Bloomberg is among perhaps a handful of mainstream newsrooms that have an explicitly solutions-focused vertical. The New York Times until last year had a solutions column called Fixes while The Guardian had a section called The Upside. Solutions journalism is still far from being the bread and butter of editorial agendas and rarely makes front pages, however. Most newsrooms are still wedded to the old idea that "if it bleeds, it leads".

But Bornstein believes that solutions journalism is catching on, albeit slowly.

While the Solutions Journalism Network does not profess to have captured every example of this type of reporting being produced, the organisation has so far collected more than 13,900 examples of solutions reporting from 1,800 outlets around the world.

In the nine years since the network was set up, there has been a palpable change in how solutions journalism is viewed, believes Bornstein.

"There's much less resistance to solutions journalism. When we started in 2013 it was very difficult to get people to see this as legitimate journalism. People said it was advocacy, feel-good and puffery. There were all sorts of beliefs that if you do solutions journalism, you can't do it with rigour and you can't do it independently," he says.

Will Doig, editor of Reasons to be Cheerful, a non-profit newsroom founded by ex-Talking Heads frontman David Byrne in 2019, agrees with Fraher and Bornstein that solutions journalism is more than just positive news.

Despite the publication’s name, Reasons to be Cheerful does not shy away from solutions that are hard to stomach.

"We definitely have a segment of our readership that just really wants to feel good but not all solutions are about issues that feel good. Sometimes the issue is really tough to look at and sometimes the solution itself is imperfect or challenging," says Doig. He cites reporting on gun crime and the criminal justice system to US audiences as examples.

While Reasons to be Cheerful is a small publisher with a team of eight, Doig believes the outlet is part of a vanguard.

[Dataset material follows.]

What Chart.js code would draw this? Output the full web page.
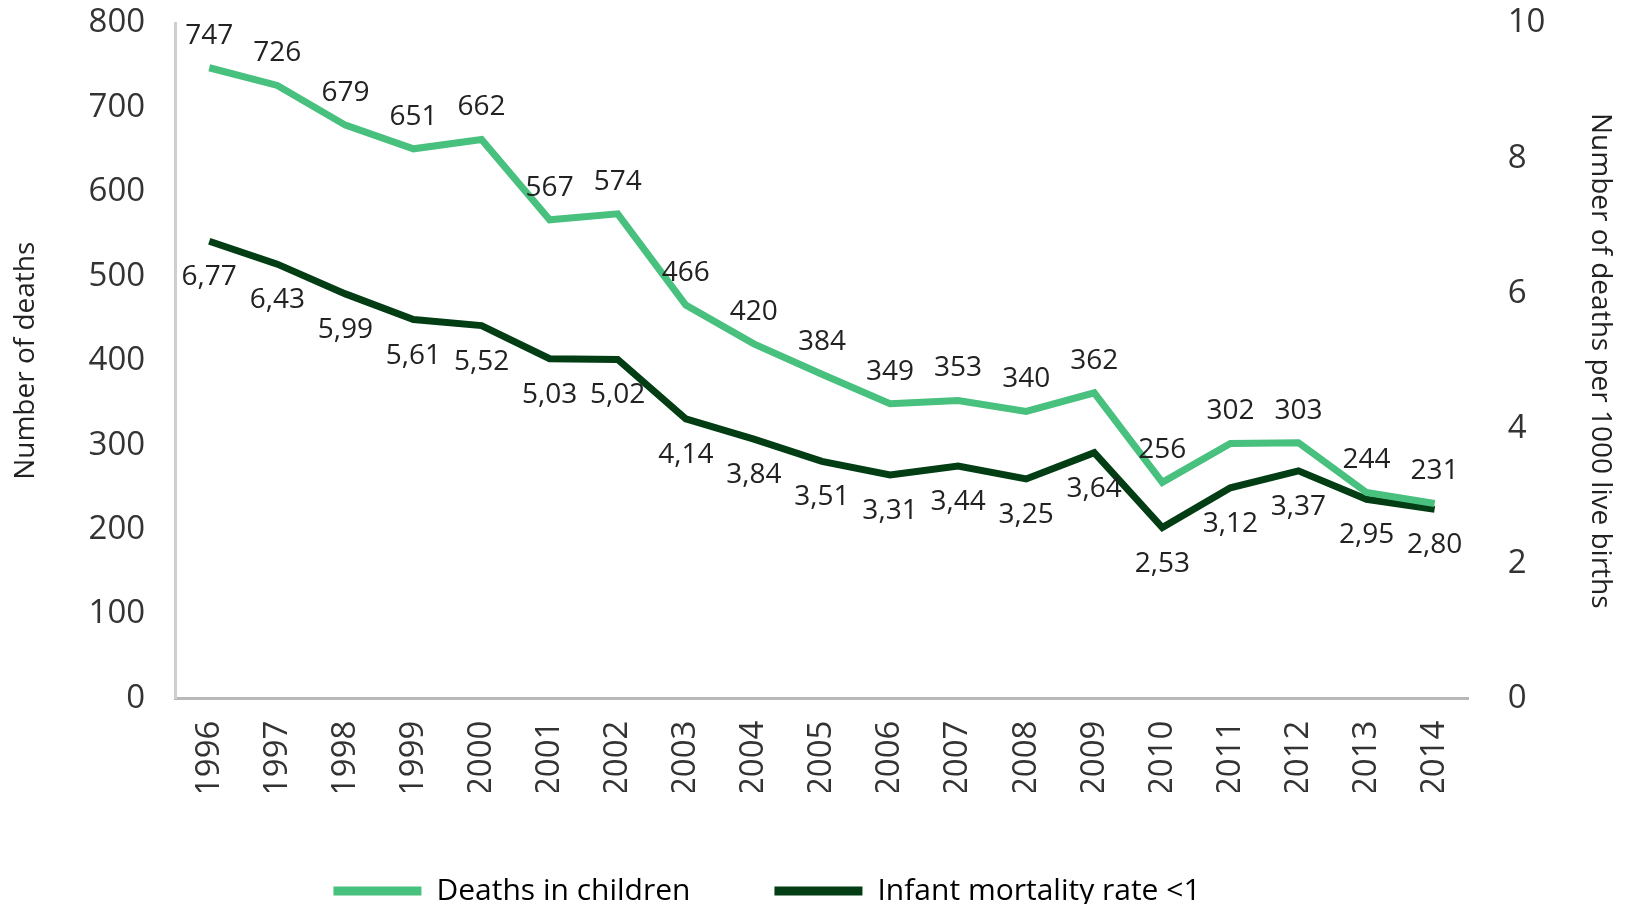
<!DOCTYPE html>
<html>
<head>
<meta charset="utf-8">
<script src="https://cdn.jsdelivr.net/npm/chart.js@4"></script>
<style>
  html, body { margin: 0; padding: 0; background: #fff; }
  #wrap { width: 1626px; height: 904px; }
</style>
</head>
<body>
<div id="wrap"><canvas id="myChart"></canvas></div>
<script>
// DATA
const years = ["1996", "1997", "1998", "1999", "2000", "2001", "2002", "2003", "2004", "2005",
               "2006", "2007", "2008", "2009", "2010", "2011", "2012", "2013", "2014"];
const deathsInChildren = [747, 726, 679, 651, 662, 567, 574, 466, 420, 384, 349, 353, 340, 362, 256, 302, 303, 244, 231];
const infantMortality = [6.77, 6.43, 5.99, 5.61, 5.52, 5.03, 5.02, 4.14, 3.84, 3.51, 3.31, 3.44, 3.25, 3.64, 2.53, 3.12, 3.37, 2.95, 2.80];
const leftTicks = [0, 100, 200, 300, 400, 500, 600, 700, 800];
const rightTicks = [0, 2, 4, 6, 8, 10];

const GREEN = "#48c07e";
const DARK = "#023d14";
const FONT = "'Open Sans', 'Noto Sans', sans-serif";

// draws the value next to every point
const valueLabels = {
    id: "valueLabels",
    afterDatasetsDraw(chart) {
        const ctx = chart.ctx;
        ctx.save();
        ctx.font = "28px " + FONT;
        ctx.fillStyle = "#222";
        ctx.textAlign = "center";
        ctx.textBaseline = "middle";
        chart.data.datasets.forEach((ds, i) => {
            const meta = chart.getDatasetMeta(i);
            meta.data.forEach((pt, j) => {
                const v = ds.data[j];
                if (i === 0) {
                    ctx.fillText(String(v), pt.x, pt.y - 32);
                } else {
                    ctx.fillText(v.toFixed(2).replace(".", ","), pt.x, pt.y + 36);
                }
            });
        });
        ctx.restore();
    }
};

// legend sits a bit left of centre in the original
const legendShift = {
    id: "legendShift",
    afterLayout(chart) {
        chart.legend.left -= 46;
        chart.legend.right -= 46;
    }
};

const ctx1 = document.getElementById("myChart").getContext("2d");
const myChart = new Chart(ctx1, {
    type: "line",
    data: {
        labels: years,
        datasets: [
            {
                label: "Deaths in children",
                data: deathsInChildren,
                borderColor: GREEN,
                backgroundColor: GREEN,
                borderWidth: 7,
                pointRadius: 0,
                tension: 0,
                yAxisID: "y",
            },
            {
                label: "Infant mortality rate <1",
                data: infantMortality,
                borderColor: DARK,
                backgroundColor: DARK,
                borderWidth: 7,
                pointRadius: 0,
                tension: 0,
                yAxisID: "y2",
            },
        ],
    },
    options: {
        responsive: true,
        maintainAspectRatio: false,
        animation: false,
        layout: { padding: { top: 23, right: 9, left: 9, bottom: -12 } },
        plugins: {
            tooltip: { enabled: false },
            legend: {
                position: "bottom",
                labels: {
                    font: { family: FONT, size: 30 },
                    color: "#222",
                    boxWidth: 88,
                    boxHeight: 9,
                    padding: 84,
                    generateLabels(chart) {
                        return chart.data.datasets.map((ds, i) => ({
                            text: ds.label,
                            fillStyle: ds.borderColor,
                            strokeStyle: ds.borderColor,
                            lineWidth: 0,
                            datasetIndex: i,
                        }));
                    },
                },
            },
        },
        scales: {
            x: {
                offset: true,
                grid: { display: false, drawTicks: false },
                border: { color: "#b8b8b8", width: 3 },
                ticks: {
                    color: "#333",
                    font: { family: FONT, size: 33 },
                    minRotation: 90,
                    maxRotation: 90,
                    padding: 22,
                },
                // labels may run into the empty top part of the legend box
                afterFit(axis) { axis.height -= 26; },
            },
            y: {
                position: "left",
                min: 0,
                max: 800,
                afterBuildTicks(axis) { axis.ticks = leftTicks.map(v => ({ value: v })); },
                grid: { display: false, drawTicks: true, tickLength: 28 },
                border: { color: "#cfcfcf", width: 3 },
                ticks: {
                    color: "#333",
                    font: { family: FONT, size: 33 },
                    padding: 2,
                },
                title: {
                    display: true,
                    text: "Number of deaths",
                    color: "#222",
                    font: { family: FONT, size: 28 },
                    padding: { top: 0, bottom: 44 },
                },
            },
            y2: {
                position: "right",
                min: 0,
                max: 10,
                afterBuildTicks(axis) { axis.ticks = rightTicks.map(v => ({ value: v })); },
                grid: { display: false, drawTicks: true, tickLength: 37 },
                border: { display: false },
                ticks: {
                    color: "#333",
                    font: { family: FONT, size: 33 },
                    padding: 2,
                },
                title: {
                    display: true,
                    text: "Number of deaths per 1000 live births",
                    color: "#222",
                    font: { family: FONT, size: 28 },
                    padding: { top: 0, bottom: 36 },
                },
            },
        },
    },
    plugins: [valueLabels, legendShift],
});
</script>
</body>
</html>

"We’re trying to make solutions journalism feel like a legitimate part of the news cycle and not just a side project," he says. "We're feeling a little bit like we're at the forefront of a trend which feels good."

Going back to the growing trend of news avoidance: is there any evidence that solutions journalism can stop readers drifting away from the news?

"A question I get asked a lot is how it must be so hard to get people to read our stories because everybody just wants to read bad news," says Doig. "But that has not been our experience. It seems almost the opposite. The hunger for this type of news is greater than we thought and greater than a lot of people assume."

A 2020 study by US media firm SmithGeiger commissioned by the Solutions Journalism Network found that stories with a solutions focus resonated better among readers.

The A/B study showed 638 readers two sets of stories - traditional, problem-focused stories and solutions stories covering responses to problems.

Some 88% said that a solutions journalism story they viewed left a positive initial impression on them, compared to 74% for a comparable problem-focused story. And 83% said they trusted the solutions journalism story, compared to 55% who said the same about the problem-focused story.

Solutions journalism might also help news organisations in other ways. Constructive stories, argues Bornstein, connect better with audiences who are increasingly funding the news - whether through digital subscriptions, membership fees or donations.

"Now that the news is standing on its own two economic legs and doesn't have a third-party payer which used to be advertising, we really need to make sure that the news product itself is something that people feel speaks to their concerns directly, especially at the local level," he says.

"News avoidance is a big problem. But so are revenues. Can you really fix the news business without tinkering with the product itself?"